Poverty in Cities

Connecting Jobs and Poverty in Cities

Guest post by Dr. Paul Sissons, Centre for Business in Society

It is well known that being out of work increases the risk of poverty. In recent years there has also been a growing concern about the prevalence of in-work poverty in the UK; the majority of working-age households in poverty now have at least one member in employment. What measures policymakers in cities can take to improve poverty outcomes locally is the focus of our new report on ‘How cities can connect people in poverty with jobs’ carried out with colleagues at the Institute for Employment Research, University of Warwick.

The report reviews the national and international evidence for how policymakers can seek to improve outcomes at four stages of an ‘employment pathway’ – pre-employment; employment entry; staying in work; and in-work progression. In general the evidence on ‘what works’ tends to be stronger at the earlier stages of the pathway because this is where there has been a greater focus of policy effort and funding. The report finds that:

  • At pre-employment stage (as an individual moves to becoming ‘job ready) – Information, Advice and Guidance (IAG) can play an important role, as can skills development programmes, particularly those tied to job-specific skills. Where individuals face multiple barriers to work intensive support may be needed.
  • At employment entry stage – IAG and training interventions can also help support work entry. Good quality apprenticeships provide opportunities for individuals to combine work and skills development. Considering and influencing employer recruitment and selection practices are also important in helping disadvantaged groups access employment.
  • For staying in work – there is some evidence for the importance of financial incentives. For some individuals in-work support can also be beneficial, particularly when they have been out of work for some time. In addition, the ‘fit’ of the initial job match also influences the sustainability of employment.
  • For in-work progression – there is little evidence on what works. But this is a growing focus of policy. There is some evidence from the US on developing ‘career ladder’ type initiatives which support individuals into work, and to progress once in employment, in particular sectors through structured programmes. This evidence suggests a sector-based approach can be beneficial when developing interventions. Supportive Human Resources (HR) practices can also support progression.
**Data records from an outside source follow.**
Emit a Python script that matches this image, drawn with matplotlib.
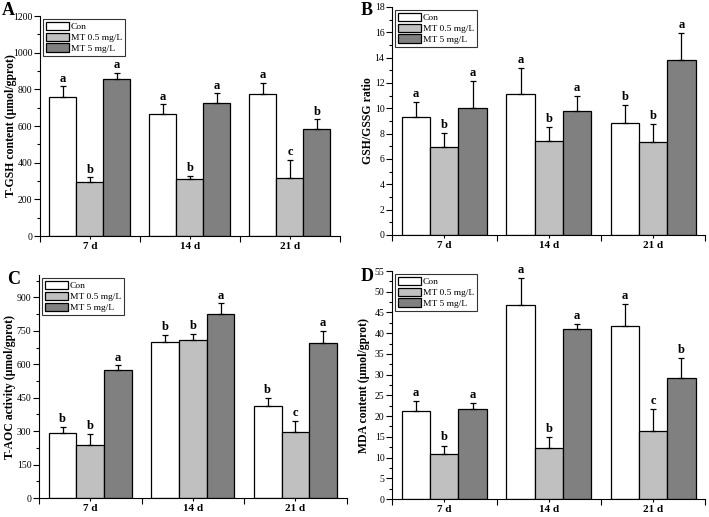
import numpy as np
import matplotlib
matplotlib.use('agg')
import matplotlib.pyplot as plt
from matplotlib.ticker import MultipleLocator

plt.rcParams['font.family'] = ['Liberation Serif', 'DejaVu Serif']

# 数据
days = ['7 d', '14 d', '21 d']
groups = ['Con', 'MT 0.5 mg/L', 'MT 5 mg/L']
colors = ['#ffffff', '#c0c0c0', '#808080']

# A: T-GSH
gsh_mean = [[756, 667, 776], [296, 309, 318], [855, 725, 582]]
gsh_err = [[62, 51, 59], [24, 20, 97], [36, 53, 54]]
gsh_sig = [['a', 'a', 'a'], ['b', 'b', 'c'], ['a', 'a', 'b']]

# B: GSH/GSSG
ratio_mean = [[9.29, 11.1, 8.87], [6.93, 7.38, 7.32], [10.0, 9.82, 13.78]]
ratio_err = [[1.23, 2.1, 1.39], [1.1, 1.12, 1.47], [2.13, 1.15, 2.2]]
ratio_sig = [['a', 'a', 'b'], ['b', 'b', 'b'], ['a', 'a', 'a']]

# C: T-AOC
aoc_mean = [[293, 702, 415], [237, 711, 296], [576, 826, 696]]
aoc_err = [[25, 30, 36], [52, 27, 49], [19, 47, 54]]
aoc_sig = [['b', 'b', 'b'], ['b', 'b', 'c'], ['a', 'a', 'a']]

# D: MDA
mda_mean = [[21.2, 46.7, 41.8], [10.9, 12.3, 16.4], [21.6, 41.0, 29.2]]
mda_err = [[2.5, 6.5, 5.3], [2.0, 2.6, 5.3], [1.6, 1.2, 4.7]]
mda_sig = [['a', 'a', 'a'], ['b', 'b', 'c'], ['a', 'a', 'b']]


def draw(ax, mean, err, sig, ylim, major, minor, ylabel, off, labx):
    x = np.arange(len(days))
    w = 0.27
    for i in range(3):
        xi = x + (i - 1) * w
        m = np.array(mean[i])
        e = np.array(err[i])
        ax.bar(xi, m, w, color=colors[i], edgecolor='black', linewidth=0.9,
               label=groups[i], zorder=2)
        ax.errorbar(xi, m, yerr=[np.zeros(3), e], fmt='none', ecolor='black',
                    elinewidth=0.9, capsize=2.2, capthick=0.9, zorder=3)
        for j in range(3):
            ax.text(xi[j], m[j] + e[j] + off, sig[i][j], ha='center', va='bottom',
                    fontsize=9, fontweight='bold')
    ax.set_xlim(-0.5, 2.5)
    ax.set_ylim(*ylim)
    ax.set_xticks(x)
    ax.set_xticklabels(days, fontweight='bold', fontsize=8)
    ax.xaxis.set_minor_locator(MultipleLocator(0.5))
    ax.yaxis.set_major_locator(MultipleLocator(major))
    ax.yaxis.set_minor_locator(MultipleLocator(minor))
    ax.tick_params(axis='y', labelsize=7, length=4, width=0.8, direction='out', pad=1.5)
    ax.tick_params(axis='y', which='minor', length=2.5, width=0.8)
    ax.tick_params(axis='x', length=4, width=0.8, direction='inout', pad=2)
    ax.tick_params(axis='x', which='minor', length=4, width=0.8, direction='out')
    ax.spines['top'].set_visible(False)
    ax.spines['right'].set_visible(False)
    ax.set_ylabel(ylabel, fontweight='bold', fontsize=8.5)
    ax.yaxis.set_label_coords(labx, 0.5)
    leg = ax.legend(loc='upper left', fontsize=6.8, frameon=True, fancybox=False,
                    edgecolor='black', handlelength=2.5, handleheight=1.0,
                    handletextpad=0.15, labelspacing=0.15, borderpad=0.3,
                    borderaxespad=0.3)
    leg.get_frame().set_linewidth(0.8)


fig = plt.figure(figsize=(7.09, 5.17), dpi=100)
axA = fig.add_axes([0.0564, 0.5435, 0.423, 0.4255])
axB = fig.add_axes([0.553, 0.5455, 0.442, 0.441])
axC = fig.add_axes([0.055, 0.0367, 0.434, 0.431])
axD = fig.add_axes([0.553, 0.0348, 0.442, 0.441])

draw(axA, gsh_mean, gsh_err, gsh_sig, (0, 1200), 200, 100,
     'T-GSH content (μmol/gprot)', 8, -0.075)
draw(axB, ratio_mean, ratio_err, ratio_sig, (0, 18), 2, 1,
     'GSH/GSSG ratio', 0.15, -0.059)
draw(axC, aoc_mean, aoc_err, aoc_sig, (0, 1000), 150, 75,
     'T-AOC activity (μmol/gprot)', 8, -0.076)
draw(axD, mda_mean, mda_err, mda_sig, (0, 55), 5, 2.5,
     'MDA content (μmol/gprot)', 0.5, -0.069)

fig.text(0.002, 0.997, 'A', fontsize=13, fontweight='bold', va='top')
fig.text(0.509, 0.997, 'B', fontsize=13, fontweight='bold', va='top')
fig.text(0.010, 0.476, 'C', fontsize=13, fontweight='bold', va='top')
fig.text(0.509, 0.482, 'D', fontsize=13, fontweight='bold', va='top')

fig.savefig('out.png', dpi=100)
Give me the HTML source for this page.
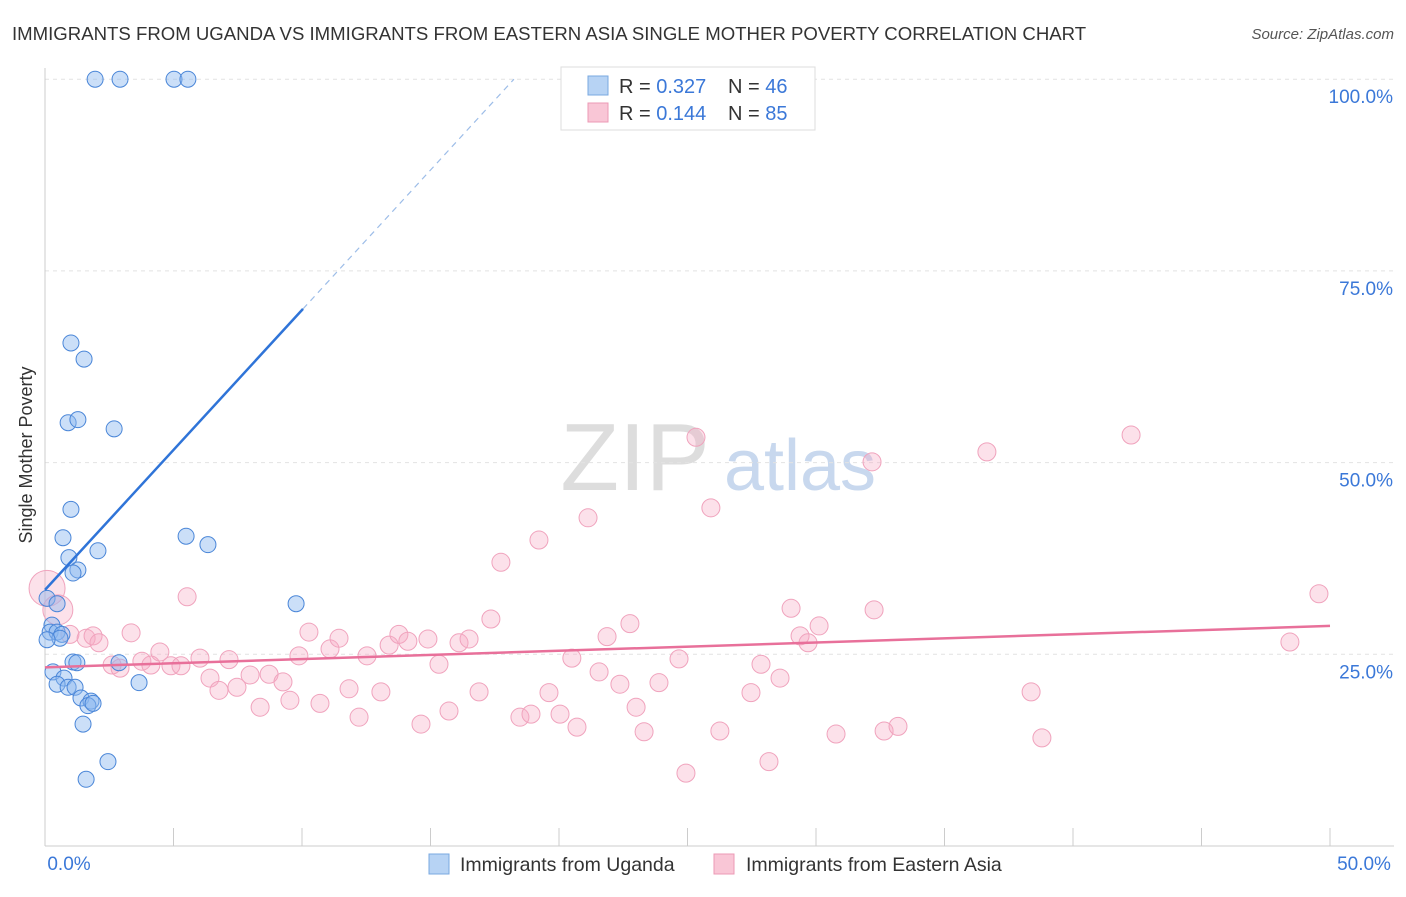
<!DOCTYPE html>
<html><head><meta charset="utf-8">
<style>
body{margin:0;background:#fff;font-family:"Liberation Sans",sans-serif;}
svg text{font-family:"Liberation Sans",sans-serif;}
</style></head>
<body>
<svg id="chart" width="1406" height="892" viewBox="0 0 1406 892" xmlns="http://www.w3.org/2000/svg">
<text x="12" y="40" font-size="18.6" fill="#333">IMMIGRANTS FROM UGANDA VS IMMIGRANTS FROM EASTERN ASIA SINGLE MOTHER POVERTY CORRELATION CHART</text>
<text x="1394" y="39" font-size="15" fill="#555" text-anchor="end" font-style="italic">Source: ZipAtlas.com</text>
<g>
<text x="635" y="490" font-size="96" fill="#ddd" text-anchor="middle" font-family="Liberation Serif,serif">ZIP</text>
<text x="800" y="490" font-size="72" fill="#c8d8ee" text-anchor="middle">atlas</text>
</g>
<g id="grid"></g>
<g id="axes"></g>
<g id="marks"></g>
<g>
<rect x="561" y="67" width="254" height="63" fill="#fff" stroke="#ddd"/>
<rect x="588" y="76" width="20" height="19" fill="#b7d3f4" stroke="#7aa8e0"/>
<rect x="588" y="103" width="20" height="19" fill="#f9c6d6" stroke="#ec9ab5"/>
<text x="619" y="93" font-size="20" fill="#333">R = <tspan fill="#3b78d8">0.327</tspan></text>
<text x="728" y="93" font-size="20" fill="#333">N = <tspan fill="#3b78d8">46</tspan></text>
<text x="619" y="120" font-size="20" fill="#333">R = <tspan fill="#3b78d8">0.144</tspan></text>
<text x="728" y="120" font-size="20" fill="#333">N = <tspan fill="#3b78d8">85</tspan></text>
</g>
<g>
<rect x="429" y="854" width="20" height="20" fill="#b7d3f4" stroke="#7aa8e0"/>
<text x="460" y="871" font-size="19.5" fill="#333">Immigrants from Uganda</text>
<rect x="714" y="854" width="20" height="20" fill="#f9c6d6" stroke="#ec9ab5"/>
<text x="746" y="871" font-size="19.5" fill="#333">Immigrants from Eastern Asia</text>
</g>
<text x="32" y="455" font-size="18" fill="#333" text-anchor="middle" transform="rotate(-90 32 455)">Single Mother Poverty</text>
</svg>
<script>
const ugandaX=[1.95,2.92,5.02,5.56,1.01,1.52,0.9,1.28,2.69,1.01,0.7,5.49,6.34,2.06,0.93,1.28,1.09,0.08,0.47,9.77,0.27,0.2,0.47,0.66,0.58,0.08,1.09,1.24,2.88,0.31,0.74,0.47,3.66,0.9,1.17,1.4,1.79,1.67,1.87,1.48,2.45,1.6];
const ugandaY=[100,100,100,100,65.6,63.5,55.2,55.6,54.4,43.9,40.2,40.4,39.3,38.5,37.6,36.0,35.6,32.3,31.6,31.6,28.8,27.9,27.9,27.6,27.1,26.9,24.0,23.9,23.9,22.7,21.9,21.1,21.3,20.7,20.7,19.3,18.9,18.3,18.6,15.9,11.0,8.7];
const asiaX=[0.08,0.5,0.97,1.6,1.87,2.1,3.35,5.53,4.47,2.61,2.92,3.77,4.12,4.9,5.29,6.03,6.42,6.77,7.16,7.47,7.98,8.37,8.72,9.26,9.53,9.88,10.27,10.7,11.09,11.44,11.83,12.22,12.53,13.07,13.39,13.77,14.12,14.63,14.9,15.33,15.72,16.11,16.5,16.89,17.35,17.74,18.48,18.91,19.22,19.61,20.04,20.5,20.7,21.13,21.56,21.87,22.37,22.76,23.0,23.31,23.89,24.67,24.94,25.33,25.91,26.26,27.47,27.86,28.17,28.6,29.03,29.38,29.69,30.12,30.78,32.18,32.26,32.65,33.19,36.65,38.37,38.79,42.26,48.44,49.57];
const asiaY=[33.6,30.8,27.6,27.1,27.4,26.5,27.8,32.5,25.3,23.6,23.2,24.1,23.6,23.5,23.5,24.5,21.9,20.3,24.3,20.7,22.3,18.1,22.4,21.4,19.0,24.8,27.9,18.6,25.7,27.1,20.5,16.8,24.8,20.1,26.2,27.6,26.7,15.9,27.0,23.7,17.6,26.5,27.0,20.1,29.6,37.0,16.8,17.2,39.9,20.0,17.2,24.5,15.5,42.8,22.7,27.3,21.1,29.0,18.1,14.9,21.3,24.4,9.5,53.3,44.1,15.0,20.0,23.7,11.0,21.9,31.0,27.4,26.5,28.7,14.6,50.1,30.8,15.0,15.6,51.4,20.1,14.1,53.6,26.6,32.9];
const asiaR=[18,15];
const yTicks=[25,50,75,100];
const xTicks=[0,5,10,15,20,25,30,35,40,45,50];
const ugandaTrend=[33.4,3.65];   // intercept, slope
const asiaTrend=[23.3,0.108];

const NS="http://www.w3.org/2000/svg";
const X=v=>45+v*25.7, Y=v=>846-v*7.668;
function mk(tag,attrs,parent){const e=document.createElementNS(NS,tag);for(const k in attrs)e.setAttribute(k,attrs[k]);document.getElementById(parent).appendChild(e);return e;}
yTicks.forEach(t=>{
  const l=mk('line',{x1:45,x2:1394,y1:Y(t),y2:Y(t),stroke:'#e2e2e2','stroke-dasharray':'4,4'},'grid');
  
  
  const tx=mk('text',{x:1393,y:Y(t)+24,'font-size':19,fill:'#3b78d8','text-anchor':'end'},'axes');
  tx.textContent=t.toFixed(1)+'%';
  
  
});
const ya=mk('line',{x1:45,x2:45,y1:68,y2:846,stroke:'#ccc'},'axes');


const xa=mk('line',{x1:45,x2:1394,y1:846,y2:846,stroke:'#ccc'},'axes');


xTicks.forEach(t=>{
  const l=mk('line',{x1:X(t),x2:X(t),y1:828,y2:846,stroke:'#ccc'},'axes');
  
  
});
[[0,'0.0%',69],[50,'50.0%',1364]].forEach(a=>{
  const tx=mk('text',{x:a[2],y:870,'font-size':19,fill:'#3b78d8','text-anchor':'middle'},'axes');
  tx.textContent=a[1];
  
  
});
asiaX.forEach((x,i)=>{
  const c=mk('circle',{cx:X(x),cy:Y(asiaY[i]),r:i<asiaR.length?asiaR[i]:9,fill:'rgba(246,170,196,0.35)',stroke:'#f0a3bd','stroke-width':1},'marks');
  
  
});
ugandaX.forEach((x,i)=>{
  const c=mk('circle',{cx:X(x),cy:Y(ugandaY[i]),r:8,fill:'rgba(140,185,240,0.45)',stroke:'#4a86d8','stroke-width':1},'marks');
  
  
});
const ue=10.04, ud=(100-ugandaTrend[0])/ugandaTrend[1];
const ul=mk('line',{x1:X(0),y1:Y(ugandaTrend[0]),x2:X(ue),y2:Y(ugandaTrend[0]+ugandaTrend[1]*ue),stroke:'#2f74d8','stroke-width':2.5},'marks');


const ud2=mk('line',{x1:X(ue),y1:Y(ugandaTrend[0]+ugandaTrend[1]*ue),x2:X(ud),y2:Y(100),stroke:'#9dbde8','stroke-width':1.2,'stroke-dasharray':'6,5'},'marks');


const al=mk('line',{x1:X(0),y1:Y(asiaTrend[0]),x2:X(50),y2:Y(asiaTrend[0]+asiaTrend[1]*50),stroke:'#e8709a','stroke-width':2.5},'marks');


</script>
</body></html>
The report outlines a range of measures which can be taken by policymakers at city level, including those that can be implemented now and those that would require further devolution. Actions that can be implemented now include better joining-up of services and developing ‘add ons’ to core employment programmes to reflect local needs. The public sector can play an important role in ‘leading by doing’ and through seeking to maximise the impact of public procurement and Section 106 agreements to improve employment outcomes. Local Enterprise Partnerships can also play an important role around influencing and disseminating ‘good practice’ among employers in relation to recruitment practices and in-work progression, as well as ensuring good quality Labour Market Information (LMI) is available locally. Local actors including LEPs and local authorities can also seek to support and encourage Living Wage payments by employers locally.

With additional powers and resources city-level policymakers would be able to develop quality training programmes focused on in-work progression, design more bespoke pathways into training and jobs with local employers, as well as invest in better leadership, management and HR capacity. They might also develop targeted wage subsidies and more intensive modes of support for particular hard-to-help groups.

So there are a number of ways in which local policymakers can act on low-pay and poverty. However, local areas also face constraints to local action in generating improved outcomes. The different conditions of local labour markets frame the opportunities for action and the local evidence base on ‘what works’ remains limited around newer areas of policy interest including in-work progression. Local areas are also unable to influence core employment, tax and benefit policies which remain fundamental to poverty outcomes. An effective anti-poverty policy is therefore one in which national and local policies must be effectively aligned to prioritise poverty reduction.